The Paper Bag Princess is a nice little well-made fairy-tail traditional parser game (my how the times have changed that I’ve got to make that distinction). You play a princess on her wedding day. Just before the climatic kiss a dragon swoops in, burns the castle, and steals your almost-husband. What follows is a brief journey to get him back or something. Despite its shortness, I found Paper Bag Princess enjoyable mostly because its just well crafted. There were no bugs or odd phrasings. Every noun was implemented, and off-beat verbs were accounted for. The few puzzles weren’t hard, and yet satisfying to solve. They could have been horrible if they weren’t so well clued (getting past the dragon in particular). I felt like I was gently led down the right path, while still having enough agency to feel like I was in control.
The ending was rather abrupt. That final confrontation could have tied up the theme more satisfactorily if there had been more to it. Aside from this stumble, Paper Bag Princess is an amusing little amuse bouche. I hope the author enters again next year. I’d like to see what she could do with something a little more meaty.
Oh hey, we’ve got a for real CYOA here. It’s made in Twine, but doesn’t take advantage of in-text hyperlinks or dynamic text or anything. Just simple straightforward links to new paragraphs. There’s some fancy amenities like new paragraphs fading in when a choice is selected, or the option to save your current place, but Blood on the Heather could be published in a real-life book and I’m appreciative of that.
As for the story, well… it’s not bad. It has actual characters and plot, which is more than I can say for the previous two entries. The construction is clumsy though, on both the sentence level and in the overall structure. Awkward phrasing abounds, there’s frequent tense changes, there’s lots of “wacky” humor that comes off as hackneyed, and several times new paragraphs assumed I had learned information that I had not previously been presented with. If you’re writing a CYOA you’ve got to make sure that each path plays out logically. This entry is more focused on story than a typical piece of Interactive Fiction, and so the story needs to be strong enough to carry the load. It’s almost there (personal opinions on urban vampire fantasy aside) but it needs at least another revision to polish the text, and the various paths through the story need careful attention to ensure they all flow cleanly.
The story is long and the different paths through the book are divergent enough to justify being a CYOA. I’m all for innovation in the Comp but it’s nice to play something so old-school. And after the previous entries it’s nice to play something with some meat on its bones. It just needed to stew a little longer.
Going from its description, I thought Vulse would be a mystery game:
A dead body floats down a river into the heart of an infuriating small town. As the locals grapple with the murder, they must also contend with the breakdown of cause-and-effect and the realization that the world is not for them anymore.

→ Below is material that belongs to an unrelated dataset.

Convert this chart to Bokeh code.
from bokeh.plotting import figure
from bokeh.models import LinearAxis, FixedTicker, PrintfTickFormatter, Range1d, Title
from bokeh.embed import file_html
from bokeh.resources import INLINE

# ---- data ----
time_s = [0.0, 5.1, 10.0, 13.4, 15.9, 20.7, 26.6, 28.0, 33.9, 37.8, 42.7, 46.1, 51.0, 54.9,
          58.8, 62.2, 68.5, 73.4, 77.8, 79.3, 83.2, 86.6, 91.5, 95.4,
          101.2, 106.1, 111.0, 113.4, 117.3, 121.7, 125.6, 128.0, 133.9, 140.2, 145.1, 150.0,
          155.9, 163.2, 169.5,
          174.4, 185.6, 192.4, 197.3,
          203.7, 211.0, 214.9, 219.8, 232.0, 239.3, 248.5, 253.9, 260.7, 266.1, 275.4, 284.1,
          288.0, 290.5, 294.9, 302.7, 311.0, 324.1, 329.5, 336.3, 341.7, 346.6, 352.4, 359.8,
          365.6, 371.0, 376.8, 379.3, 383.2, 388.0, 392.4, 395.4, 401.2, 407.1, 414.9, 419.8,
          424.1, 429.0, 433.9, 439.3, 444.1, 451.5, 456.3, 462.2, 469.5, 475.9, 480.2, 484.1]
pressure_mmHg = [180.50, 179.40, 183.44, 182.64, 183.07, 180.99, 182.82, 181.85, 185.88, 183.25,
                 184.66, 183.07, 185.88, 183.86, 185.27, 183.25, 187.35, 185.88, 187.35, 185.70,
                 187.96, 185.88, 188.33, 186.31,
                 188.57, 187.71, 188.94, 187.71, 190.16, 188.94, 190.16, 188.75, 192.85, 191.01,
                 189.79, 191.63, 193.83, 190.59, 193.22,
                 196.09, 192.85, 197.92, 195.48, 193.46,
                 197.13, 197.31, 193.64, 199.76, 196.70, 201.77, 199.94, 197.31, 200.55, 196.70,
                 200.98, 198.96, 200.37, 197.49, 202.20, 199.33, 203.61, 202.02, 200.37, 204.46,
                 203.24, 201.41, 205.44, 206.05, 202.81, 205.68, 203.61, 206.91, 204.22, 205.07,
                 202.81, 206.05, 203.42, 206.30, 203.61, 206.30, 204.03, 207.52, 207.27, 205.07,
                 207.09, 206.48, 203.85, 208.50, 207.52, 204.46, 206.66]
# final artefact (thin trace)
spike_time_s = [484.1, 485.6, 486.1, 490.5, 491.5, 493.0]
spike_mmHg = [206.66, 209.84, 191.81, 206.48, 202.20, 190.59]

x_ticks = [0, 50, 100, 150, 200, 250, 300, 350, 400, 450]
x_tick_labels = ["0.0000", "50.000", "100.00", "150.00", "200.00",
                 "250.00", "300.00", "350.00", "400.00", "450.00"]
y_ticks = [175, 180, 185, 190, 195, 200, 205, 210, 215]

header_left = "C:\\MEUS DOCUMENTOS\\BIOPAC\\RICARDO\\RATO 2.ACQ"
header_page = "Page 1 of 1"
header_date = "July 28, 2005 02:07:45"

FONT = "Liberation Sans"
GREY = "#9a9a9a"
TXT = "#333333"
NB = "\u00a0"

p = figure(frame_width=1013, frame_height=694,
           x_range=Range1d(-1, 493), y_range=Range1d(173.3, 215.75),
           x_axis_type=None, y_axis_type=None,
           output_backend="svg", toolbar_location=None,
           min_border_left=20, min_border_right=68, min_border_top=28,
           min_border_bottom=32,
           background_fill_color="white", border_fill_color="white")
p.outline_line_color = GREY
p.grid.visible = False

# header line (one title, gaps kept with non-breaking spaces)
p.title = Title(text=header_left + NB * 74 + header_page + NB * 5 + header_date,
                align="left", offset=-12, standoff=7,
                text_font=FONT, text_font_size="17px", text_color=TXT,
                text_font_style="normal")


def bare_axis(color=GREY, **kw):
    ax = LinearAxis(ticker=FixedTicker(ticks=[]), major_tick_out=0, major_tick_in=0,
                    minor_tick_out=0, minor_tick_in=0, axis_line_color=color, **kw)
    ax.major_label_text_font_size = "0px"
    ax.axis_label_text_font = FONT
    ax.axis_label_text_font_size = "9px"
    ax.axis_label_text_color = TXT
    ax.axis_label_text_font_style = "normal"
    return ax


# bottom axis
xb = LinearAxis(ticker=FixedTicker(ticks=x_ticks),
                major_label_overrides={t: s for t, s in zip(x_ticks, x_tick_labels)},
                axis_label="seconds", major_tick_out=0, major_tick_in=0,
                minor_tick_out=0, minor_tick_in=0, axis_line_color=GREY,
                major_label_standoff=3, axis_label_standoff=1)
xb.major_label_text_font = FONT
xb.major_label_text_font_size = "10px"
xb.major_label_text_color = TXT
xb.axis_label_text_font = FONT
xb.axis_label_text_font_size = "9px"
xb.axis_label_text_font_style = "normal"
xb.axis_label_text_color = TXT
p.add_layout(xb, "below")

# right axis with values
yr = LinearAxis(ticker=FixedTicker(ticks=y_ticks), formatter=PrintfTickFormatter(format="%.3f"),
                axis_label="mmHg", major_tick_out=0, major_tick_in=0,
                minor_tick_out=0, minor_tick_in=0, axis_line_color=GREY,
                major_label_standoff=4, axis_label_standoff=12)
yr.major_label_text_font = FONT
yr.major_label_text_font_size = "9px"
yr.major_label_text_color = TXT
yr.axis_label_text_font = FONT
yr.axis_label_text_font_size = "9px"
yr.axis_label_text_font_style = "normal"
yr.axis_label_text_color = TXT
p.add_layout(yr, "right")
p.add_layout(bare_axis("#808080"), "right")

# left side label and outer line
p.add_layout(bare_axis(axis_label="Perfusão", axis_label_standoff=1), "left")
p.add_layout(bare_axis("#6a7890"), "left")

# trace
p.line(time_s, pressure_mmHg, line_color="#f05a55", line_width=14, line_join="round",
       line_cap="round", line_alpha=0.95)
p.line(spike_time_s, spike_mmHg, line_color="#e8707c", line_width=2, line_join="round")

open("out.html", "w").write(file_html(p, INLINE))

But no, instead it’s a tone piece of the sort that seems to excel in Twine (at least, in my limited experience with the platform). I can’t say I quite penetrated what was going on. There might have been a body in a river, though I can’t say for sure. I have no idea what “the breakdown of cause-and-effect” is referring to other than existential vagueness. Plenty of that to go around. Still, the writing is good: moody and full compelling imagery. The game was captivating in the playing and there are some neat little moments, like the description of the radio updating in real time, or fast-forwarding through the mix-tape. However I’m in no hurry to dive back in to search for hidden meanings or even to suss out a plot. Vulse is entertaining in the moment but lacks staying power.

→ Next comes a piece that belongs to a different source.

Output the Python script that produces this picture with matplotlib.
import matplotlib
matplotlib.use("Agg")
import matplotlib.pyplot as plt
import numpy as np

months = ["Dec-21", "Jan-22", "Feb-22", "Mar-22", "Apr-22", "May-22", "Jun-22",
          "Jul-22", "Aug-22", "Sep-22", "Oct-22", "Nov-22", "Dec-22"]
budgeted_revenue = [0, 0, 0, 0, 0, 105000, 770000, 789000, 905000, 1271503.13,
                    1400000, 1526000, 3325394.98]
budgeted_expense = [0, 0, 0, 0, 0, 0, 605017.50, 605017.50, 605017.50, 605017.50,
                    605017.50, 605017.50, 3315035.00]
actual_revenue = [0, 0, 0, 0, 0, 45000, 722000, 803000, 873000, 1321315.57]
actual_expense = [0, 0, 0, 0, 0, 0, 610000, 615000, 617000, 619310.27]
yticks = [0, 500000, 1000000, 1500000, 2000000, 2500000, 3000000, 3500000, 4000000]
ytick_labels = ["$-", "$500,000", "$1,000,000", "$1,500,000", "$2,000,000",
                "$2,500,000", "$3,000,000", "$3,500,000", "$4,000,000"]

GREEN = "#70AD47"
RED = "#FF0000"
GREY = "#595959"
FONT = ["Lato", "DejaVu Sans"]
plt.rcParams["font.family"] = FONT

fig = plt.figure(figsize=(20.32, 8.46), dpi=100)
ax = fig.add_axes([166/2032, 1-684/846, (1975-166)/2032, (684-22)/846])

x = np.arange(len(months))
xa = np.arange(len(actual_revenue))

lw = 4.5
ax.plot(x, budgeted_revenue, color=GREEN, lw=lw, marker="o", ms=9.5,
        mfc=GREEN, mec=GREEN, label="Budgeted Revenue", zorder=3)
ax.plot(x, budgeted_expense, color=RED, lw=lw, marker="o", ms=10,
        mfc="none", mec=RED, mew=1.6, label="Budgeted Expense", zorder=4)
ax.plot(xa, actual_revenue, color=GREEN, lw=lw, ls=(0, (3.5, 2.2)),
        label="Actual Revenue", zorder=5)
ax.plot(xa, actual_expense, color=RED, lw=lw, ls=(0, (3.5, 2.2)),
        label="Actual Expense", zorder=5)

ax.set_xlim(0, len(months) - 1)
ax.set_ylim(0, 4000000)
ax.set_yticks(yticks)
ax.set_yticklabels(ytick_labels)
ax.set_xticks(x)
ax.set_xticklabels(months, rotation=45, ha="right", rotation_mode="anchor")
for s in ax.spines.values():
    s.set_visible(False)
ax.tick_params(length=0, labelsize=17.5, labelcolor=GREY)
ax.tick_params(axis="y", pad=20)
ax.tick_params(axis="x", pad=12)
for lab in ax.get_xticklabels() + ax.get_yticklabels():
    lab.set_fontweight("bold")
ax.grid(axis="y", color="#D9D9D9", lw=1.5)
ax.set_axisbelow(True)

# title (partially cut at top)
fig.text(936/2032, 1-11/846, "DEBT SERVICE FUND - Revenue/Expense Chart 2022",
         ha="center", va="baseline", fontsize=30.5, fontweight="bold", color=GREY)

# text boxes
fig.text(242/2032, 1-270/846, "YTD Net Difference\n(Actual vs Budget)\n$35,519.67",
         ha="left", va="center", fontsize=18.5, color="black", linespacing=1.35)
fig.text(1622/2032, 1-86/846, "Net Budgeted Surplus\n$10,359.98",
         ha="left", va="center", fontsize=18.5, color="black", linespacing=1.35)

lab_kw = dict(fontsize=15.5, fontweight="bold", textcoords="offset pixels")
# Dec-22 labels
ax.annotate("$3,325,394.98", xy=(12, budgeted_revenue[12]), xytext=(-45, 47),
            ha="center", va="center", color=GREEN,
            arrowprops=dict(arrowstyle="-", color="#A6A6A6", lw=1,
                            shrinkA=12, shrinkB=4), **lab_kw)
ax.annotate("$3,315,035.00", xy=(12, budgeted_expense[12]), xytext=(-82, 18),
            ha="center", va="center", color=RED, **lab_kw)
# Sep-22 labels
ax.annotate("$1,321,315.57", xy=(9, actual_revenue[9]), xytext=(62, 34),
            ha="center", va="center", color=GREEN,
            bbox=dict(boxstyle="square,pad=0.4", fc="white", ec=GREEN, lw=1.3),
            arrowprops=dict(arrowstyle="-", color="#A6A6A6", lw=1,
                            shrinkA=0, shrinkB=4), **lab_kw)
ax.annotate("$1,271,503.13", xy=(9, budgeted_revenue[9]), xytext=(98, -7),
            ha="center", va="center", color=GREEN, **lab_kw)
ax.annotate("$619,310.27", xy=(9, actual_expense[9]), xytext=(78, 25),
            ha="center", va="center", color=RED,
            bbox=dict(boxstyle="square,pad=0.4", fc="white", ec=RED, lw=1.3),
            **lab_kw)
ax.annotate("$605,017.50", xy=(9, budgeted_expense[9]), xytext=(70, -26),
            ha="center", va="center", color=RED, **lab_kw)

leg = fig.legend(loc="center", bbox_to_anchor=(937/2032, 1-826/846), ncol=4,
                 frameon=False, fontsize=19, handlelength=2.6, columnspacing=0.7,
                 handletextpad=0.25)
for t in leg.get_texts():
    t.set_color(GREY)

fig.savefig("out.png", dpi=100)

An inauspicious start to the nineteenth annual Interactive Fiction Competition. N.C. Hunter Hayden says that A Wind Blown from Paradise is his first game, and judging from the criteria it could be worse. But what we’ve got here is slight and unpolished. In the game you wander nearly identical subways either dwelling on or turning away from images of a beach vacation. In doing so, Hayden claims to explore the ramifications of dwelling on the past rather than being present in the moment. It’s all a bit too on the nose and lacking in depth. I feel like the idea would have sat better within the framework of a larger narrative. Being plopped right into and asked to consider the ramifications is just to obvious to be affecting. The overwrought prose doesn’t help either, though I did like the description of sand as a million hot suns.
While the theme is too obvious the necessary actions are anything but. I had to look up the in-game hints before I realized that “dwell” and “turn away” were performable actions, let alone the crux of the game. And then I was under the impression you had to turn away from a vision to return to the subway. When that didn’t work I assumed the game was bugged. It wasn’t until I consulted the walk-through that things became clear. These kind actions should be implied. As it stands the game is just too cryptic, despite its simplicity.
Sorry, N.C., I have a heart, I do. But this game just isn’t up to competition standards. A little more polish and a lot more playtesting could have made it more viable. Also, exchanges like
>get on train
The train isn’t here, idiot.
don’t endear you to the player. I think I understand what you were going for, but it doesn’t match the tone of the rest of your game and comes off as insulting.